Black Women, Work, and Welfare in the Age of Globalization

By (author) Sherrow O. Pinder

Publication date:

24 May 2018

Length of book:

224 pages

Publisher

Lexington Books

ISBN-13: 9781498538961

Pinder explores how globalization has shaped, and continues to shape, the American economy, which impacts the welfare state in markedly new ways. In the United States, the transformation from a manufacturing economy to a service economy escalated the need for an abundance of flexible, exploitable, cheap workers. The implementation of the Personal Responsibility Work Opportunity Reconciliation Act (PRWORA), whose generic term is workfare, is one of the many ways in which the government responded to capital need for cheap labor. While there is a clear link between welfare and low-wage markets, workfare forces welfare recipients, including single mothers with young children, to work outside of the home in exchange for their welfare checks. More importantly, workfare provides an “underclass” of labor that is trapped in jobs that pay minimum wage.
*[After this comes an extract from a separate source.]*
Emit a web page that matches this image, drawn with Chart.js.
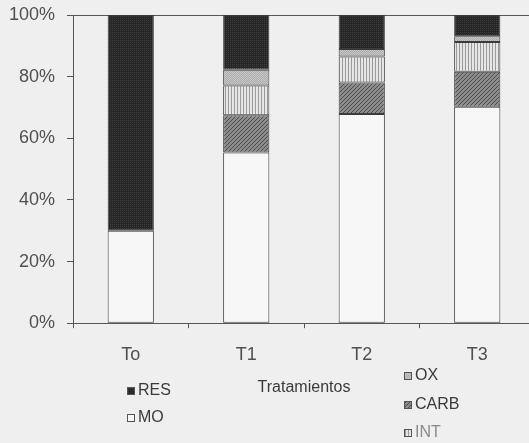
<!DOCTYPE html>
<html>
<head>
<meta charset="utf-8">
<script src="https://cdn.jsdelivr.net/npm/chart.js@4.4.1/dist/chart.umd.min.js"></script>
<style>
  html, body { margin: 0; padding: 0; background: #efefef; overflow: hidden; }
  #wrap { width: 540px; height: 443px; }
</style>
</head>
<body>
<div id="wrap"><canvas id="chart" width="540" height="443"></canvas></div>
<script>
// categories and stacked shares (%), bottom to top
const categories = ['To', 'T1', 'T2', 'T3'];
const moValues   = [30, 55.4, 67.9, 70.2];
const carbValues = [0, 12.1, 10.2, 11.4];
const intValues  = [0, 9.6, 8.4, 9.6];
const oxValues   = [0, 5.1, 2.5, 1.9];
const resValues  = [70, 17.8, 11.0, 6.9];
const yTicks = [0, 20, 40, 60, 80, 100];

// small fill patterns to look like the printed hatching
function makePattern(w, h, draw) {
  const c = document.createElement('canvas');
  c.width = w; c.height = h;
  const g = c.getContext('2d');
  draw(g, w, h);
  return g.createPattern(c, 'repeat');
}
const resFill = makePattern(2, 2, (g) => {
  g.fillStyle = '#262626'; g.fillRect(0, 0, 2, 2);
  g.fillStyle = '#3f3f3f'; g.fillRect(0, 0, 1, 1);
});
const oxFill = makePattern(2, 2, (g) => {
  g.fillStyle = '#a9a9a9'; g.fillRect(0, 0, 2, 2);
  g.fillStyle = '#cacaca'; g.fillRect(0, 0, 1, 1); g.fillRect(1, 1, 1, 1);
});
const intFill = makePattern(3, 1, (g) => {
  g.fillStyle = '#e6e6e6'; g.fillRect(0, 0, 3, 1);
  g.fillStyle = '#999999'; g.fillRect(0, 0, 1, 1);
});
const carbFill = makePattern(4, 4, (g) => {
  g.fillStyle = '#8c8c8c'; g.fillRect(0, 0, 4, 4);
  g.fillStyle = '#4e4e4e';
  for (let i = 0; i < 4; i++) g.fillRect(i, 3 - i, 1, 1);
});
const moFill = '#f7f7f7';

// legend laid out like the scanned original (two loose columns)
const legendSpots = {
  RES:  { x: 127, y: 391 },
  MO:   { x: 127, y: 418 },
  OX:   { x: 404, y: 376 },
  CARB: { x: 404, y: 405 },
  INT:  { x: 404, y: 433 }
};

const looseLegend = {
  id: 'looseLegend',
  afterDraw(chart) {
    const ctx = chart.ctx;
    ctx.save();
    ctx.font = '16px "Liberation Sans", Arial, sans-serif';
    ctx.textBaseline = 'middle';
    chart.data.datasets.forEach(ds => {
      const spot = legendSpots[ds.label];
      if (!spot) return;
      ctx.fillStyle = ds.backgroundColor;
      ctx.fillRect(spot.x, spot.y - 4, 7, 7);
      ctx.strokeStyle = '#555';
      ctx.lineWidth = 1;
      ctx.strokeRect(spot.x + 0.5, spot.y - 3.5, 7, 7);
      ctx.fillStyle = ds.label === 'INT' ? '#8a8a8a' : '#3a3a3a';
      ctx.fillText(ds.label, spot.x + 11, spot.y);
    });
    ctx.restore();
  }
};

const mkSet = (label, data, fill) => ({
  label, data,
  backgroundColor: fill,
  borderColor: '#3a3a3a',
  borderWidth: 1,
  borderSkipped: false,
  categoryPercentage: 1,
  barPercentage: 0.4
});

new Chart(document.getElementById('chart'), {
  type: 'bar',
  data: {
    labels: categories,
    datasets: [
      mkSet('MO', moValues, moFill),
      mkSet('CARB', carbValues, carbFill),
      mkSet('INT', intValues, intFill),
      mkSet('OX', oxValues, oxFill),
      mkSet('RES', resValues, resFill)
    ]
  },
  options: {
    responsive: false,
    animation: false,
    layout: { padding: { top: 15, right: 5, bottom: 46, left: 0 } },
    plugins: {
      legend: { display: false },
      tooltip: { enabled: false }
    },
    scales: {
      x: {
        stacked: true,
        grid: { drawOnChartArea: false, tickLength: 5, color: '#555' },
        border: { color: '#555', width: 1 },
        ticks: {
          padding: 16,
          color: '#505050',
          font: { family: '"Liberation Sans", Arial, sans-serif', size: 18 }
        },
        title: {
          display: true,
          text: 'Tratamientos',
          color: '#3a3a3a',
          padding: { top: -4, bottom: 0 },
          font: { family: '"Liberation Sans", Arial, sans-serif', size: 16 }
        }
      },
      xTop: {
        position: 'top',
        afterFit(scale) { scale.height = 0; scale.paddingLeft = 0; scale.paddingRight = 0; },
        grid: { display: false },
        ticks: { display: false },
        border: { display: true, color: '#555', width: 1 }
      },
      y: {
        stacked: true,
        min: 0,
        max: 100,
        afterFit(scale) {
          scale.width = 73;
          scale.paddingTop = 0;
          scale.paddingBottom = 0;
        },
        afterBuildTicks(scale) { scale.ticks = yTicks.map(v => ({ value: v })); },
        grid: { drawOnChartArea: false, tickLength: 6, color: '#555' },
        border: { color: '#555', width: 1 },
        ticks: {
          padding: 12,
          color: '#505050',
          font: { family: '"Liberation Sans", Arial, sans-serif', size: 18 },
          callback: v => v + '%'
        }
      }
    }
  },
  plugins: [looseLegend]
});
</script>
</body>
</html>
This “underclass” is characteristically gendered and racialized, and the book builds on these insights and seeks to illuminate a crucial but largely overlooked aspect of the negative impact of workfare on black single mother welfare recipients. The stereotype of the “underclass,” which is infused with racial meaning, is used to describe and illustrate the position of black single mother welfare recipients and is an implicit way of talking about poor women with an invidious racist and sexist subtext, which Pinder suggests is one of the ways in which “gendered racism” presents itself in the United States. Ultimately, the book analyzes the intersectionality of race, gender, and class in terms of welfare policy reform in the United States.
In her newest book Black Women, Work, and Welfare in the Age of Globalization, Sherrow Pinder does a masterful job in showing how economic globalization and its accompanying neoliberal model of welfare as workfare has resulted in an ongoing “death-in-life” racialization of poverty among poor black women. Given the current context of rampant poverty in the Unites States, Pinder makes a persuasive and passionate argument for welfare as a fundamental social right. It is a must read for those interested in how global markets affect economic inequality and gendered racism in today’s societies.